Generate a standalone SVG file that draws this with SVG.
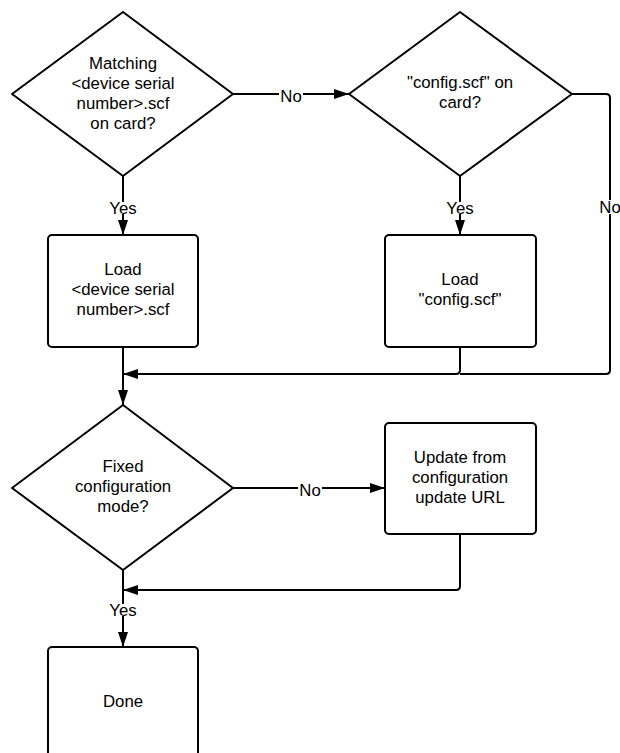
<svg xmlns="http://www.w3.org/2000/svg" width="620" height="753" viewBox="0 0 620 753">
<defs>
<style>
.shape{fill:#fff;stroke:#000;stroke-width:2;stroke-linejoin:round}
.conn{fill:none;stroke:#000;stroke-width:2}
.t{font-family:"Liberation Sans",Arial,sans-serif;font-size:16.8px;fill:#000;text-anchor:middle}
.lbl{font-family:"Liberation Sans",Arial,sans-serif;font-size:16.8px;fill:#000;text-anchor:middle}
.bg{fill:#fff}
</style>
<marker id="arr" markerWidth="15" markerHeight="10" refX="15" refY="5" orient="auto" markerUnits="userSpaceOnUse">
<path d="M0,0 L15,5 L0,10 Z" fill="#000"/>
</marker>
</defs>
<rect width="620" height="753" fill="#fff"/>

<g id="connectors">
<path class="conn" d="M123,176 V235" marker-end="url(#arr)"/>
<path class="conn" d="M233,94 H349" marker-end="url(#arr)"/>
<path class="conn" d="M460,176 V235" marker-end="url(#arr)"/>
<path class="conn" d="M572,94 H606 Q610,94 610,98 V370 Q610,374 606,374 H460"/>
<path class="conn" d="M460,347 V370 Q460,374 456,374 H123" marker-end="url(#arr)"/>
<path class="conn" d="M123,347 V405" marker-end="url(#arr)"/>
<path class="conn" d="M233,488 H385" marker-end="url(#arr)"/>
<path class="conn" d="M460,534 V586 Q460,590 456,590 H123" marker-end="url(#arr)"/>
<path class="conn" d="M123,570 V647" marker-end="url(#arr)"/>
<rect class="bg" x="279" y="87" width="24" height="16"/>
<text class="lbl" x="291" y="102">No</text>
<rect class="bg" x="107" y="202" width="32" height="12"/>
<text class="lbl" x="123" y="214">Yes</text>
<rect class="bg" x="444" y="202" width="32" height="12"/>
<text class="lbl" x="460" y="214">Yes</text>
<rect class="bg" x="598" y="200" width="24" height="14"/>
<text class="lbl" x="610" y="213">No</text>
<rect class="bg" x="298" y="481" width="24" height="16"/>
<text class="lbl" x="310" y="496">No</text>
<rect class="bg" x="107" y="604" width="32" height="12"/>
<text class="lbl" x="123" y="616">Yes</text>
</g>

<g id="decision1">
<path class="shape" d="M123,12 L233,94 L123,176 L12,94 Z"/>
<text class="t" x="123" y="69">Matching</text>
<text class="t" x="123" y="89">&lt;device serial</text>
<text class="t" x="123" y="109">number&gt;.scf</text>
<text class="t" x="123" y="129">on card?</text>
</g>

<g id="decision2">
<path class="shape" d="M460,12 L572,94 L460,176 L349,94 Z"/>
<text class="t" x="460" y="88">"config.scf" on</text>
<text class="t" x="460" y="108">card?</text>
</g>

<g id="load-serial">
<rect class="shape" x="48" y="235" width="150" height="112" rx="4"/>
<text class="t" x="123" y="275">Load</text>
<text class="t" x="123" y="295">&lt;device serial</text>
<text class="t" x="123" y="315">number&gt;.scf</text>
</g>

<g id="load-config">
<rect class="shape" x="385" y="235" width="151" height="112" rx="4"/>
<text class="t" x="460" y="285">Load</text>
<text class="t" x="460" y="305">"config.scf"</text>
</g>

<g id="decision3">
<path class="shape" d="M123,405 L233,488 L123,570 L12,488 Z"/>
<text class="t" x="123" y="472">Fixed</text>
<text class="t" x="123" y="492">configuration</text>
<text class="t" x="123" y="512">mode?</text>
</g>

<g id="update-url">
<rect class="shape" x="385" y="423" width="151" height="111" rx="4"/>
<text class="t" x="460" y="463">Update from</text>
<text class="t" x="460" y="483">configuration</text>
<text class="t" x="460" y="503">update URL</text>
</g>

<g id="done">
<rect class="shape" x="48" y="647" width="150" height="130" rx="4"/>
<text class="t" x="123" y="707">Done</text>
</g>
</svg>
===
What to work on -> Except for the pictures, copy the material above exactly.

Solved exercise ->
Generate a standalone SVG file that draws this with SVG.
<svg xmlns="http://www.w3.org/2000/svg" width="620" height="753" viewBox="0 0 620 753">
<defs>
<style>
.shape{fill:#fff;stroke:#000;stroke-width:2;stroke-linejoin:round}
.conn{fill:none;stroke:#000;stroke-width:2}
.t{font-family:"Liberation Sans",Arial,sans-serif;font-size:16.8px;fill:#000;text-anchor:middle}
.lbl{font-family:"Liberation Sans",Arial,sans-serif;font-size:16.8px;fill:#000;text-anchor:middle}
.bg{fill:#fff}
</style>
<marker id="arr" markerWidth="15" markerHeight="10" refX="15" refY="5" orient="auto" markerUnits="userSpaceOnUse">
<path d="M0,0 L15,5 L0,10 Z" fill="#000"/>
</marker>
</defs>
<rect width="620" height="753" fill="#fff"/>

<g id="connectors">
<path class="conn" d="M123,176 V235" marker-end="url(#arr)"/>
<path class="conn" d="M233,94 H349" marker-end="url(#arr)"/>
<path class="conn" d="M460,176 V235" marker-end="url(#arr)"/>
<path class="conn" d="M572,94 H606 Q610,94 610,98 V370 Q610,374 606,374 H460"/>
<path class="conn" d="M460,347 V370 Q460,374 456,374 H123" marker-end="url(#arr)"/>
<path class="conn" d="M123,347 V405" marker-end="url(#arr)"/>
<path class="conn" d="M233,488 H385" marker-end="url(#arr)"/>
<path class="conn" d="M460,534 V586 Q460,590 456,590 H123" marker-end="url(#arr)"/>
<path class="conn" d="M123,570 V647" marker-end="url(#arr)"/>
<rect class="bg" x="279" y="87" width="24" height="16"/>
<text class="lbl" x="291" y="102">No</text>
<rect class="bg" x="107" y="202" width="32" height="12"/>
<text class="lbl" x="123" y="214">Yes</text>
<rect class="bg" x="444" y="202" width="32" height="12"/>
<text class="lbl" x="460" y="214">Yes</text>
<rect class="bg" x="598" y="200" width="24" height="14"/>
<text class="lbl" x="610" y="213">No</text>
<rect class="bg" x="298" y="481" width="24" height="16"/>
<text class="lbl" x="310" y="496">No</text>
<rect class="bg" x="107" y="604" width="32" height="12"/>
<text class="lbl" x="123" y="616">Yes</text>
</g>

<g id="decision1">
<path class="shape" d="M123,12 L233,94 L123,176 L12,94 Z"/>
<text class="t" x="123" y="69">Matching</text>
<text class="t" x="123" y="89">&lt;device serial</text>
<text class="t" x="123" y="109">number&gt;.scf</text>
<text class="t" x="123" y="129">on card?</text>
</g>

<g id="decision2">
<path class="shape" d="M460,12 L572,94 L460,176 L349,94 Z"/>
<text class="t" x="460" y="88">"config.scf" on</text>
<text class="t" x="460" y="108">card?</text>
</g>

<g id="load-serial">
<rect class="shape" x="48" y="235" width="150" height="112" rx="4"/>
<text class="t" x="123" y="275">Load</text>
<text class="t" x="123" y="295">&lt;device serial</text>
<text class="t" x="123" y="315">number&gt;.scf</text>
</g>

<g id="load-config">
<rect class="shape" x="385" y="235" width="151" height="112" rx="4"/>
<text class="t" x="460" y="285">Load</text>
<text class="t" x="460" y="305">"config.scf"</text>
</g>

<g id="decision3">
<path class="shape" d="M123,405 L233,488 L123,570 L12,488 Z"/>
<text class="t" x="123" y="472">Fixed</text>
<text class="t" x="123" y="492">configuration</text>
<text class="t" x="123" y="512">mode?</text>
</g>

<g id="update-url">
<rect class="shape" x="385" y="423" width="151" height="111" rx="4"/>
<text class="t" x="460" y="463">Update from</text>
<text class="t" x="460" y="483">configuration</text>
<text class="t" x="460" y="503">update URL</text>
</g>

<g id="done">
<rect class="shape" x="48" y="647" width="150" height="130" rx="4"/>
<text class="t" x="123" y="707">Done</text>
</g>
</svg>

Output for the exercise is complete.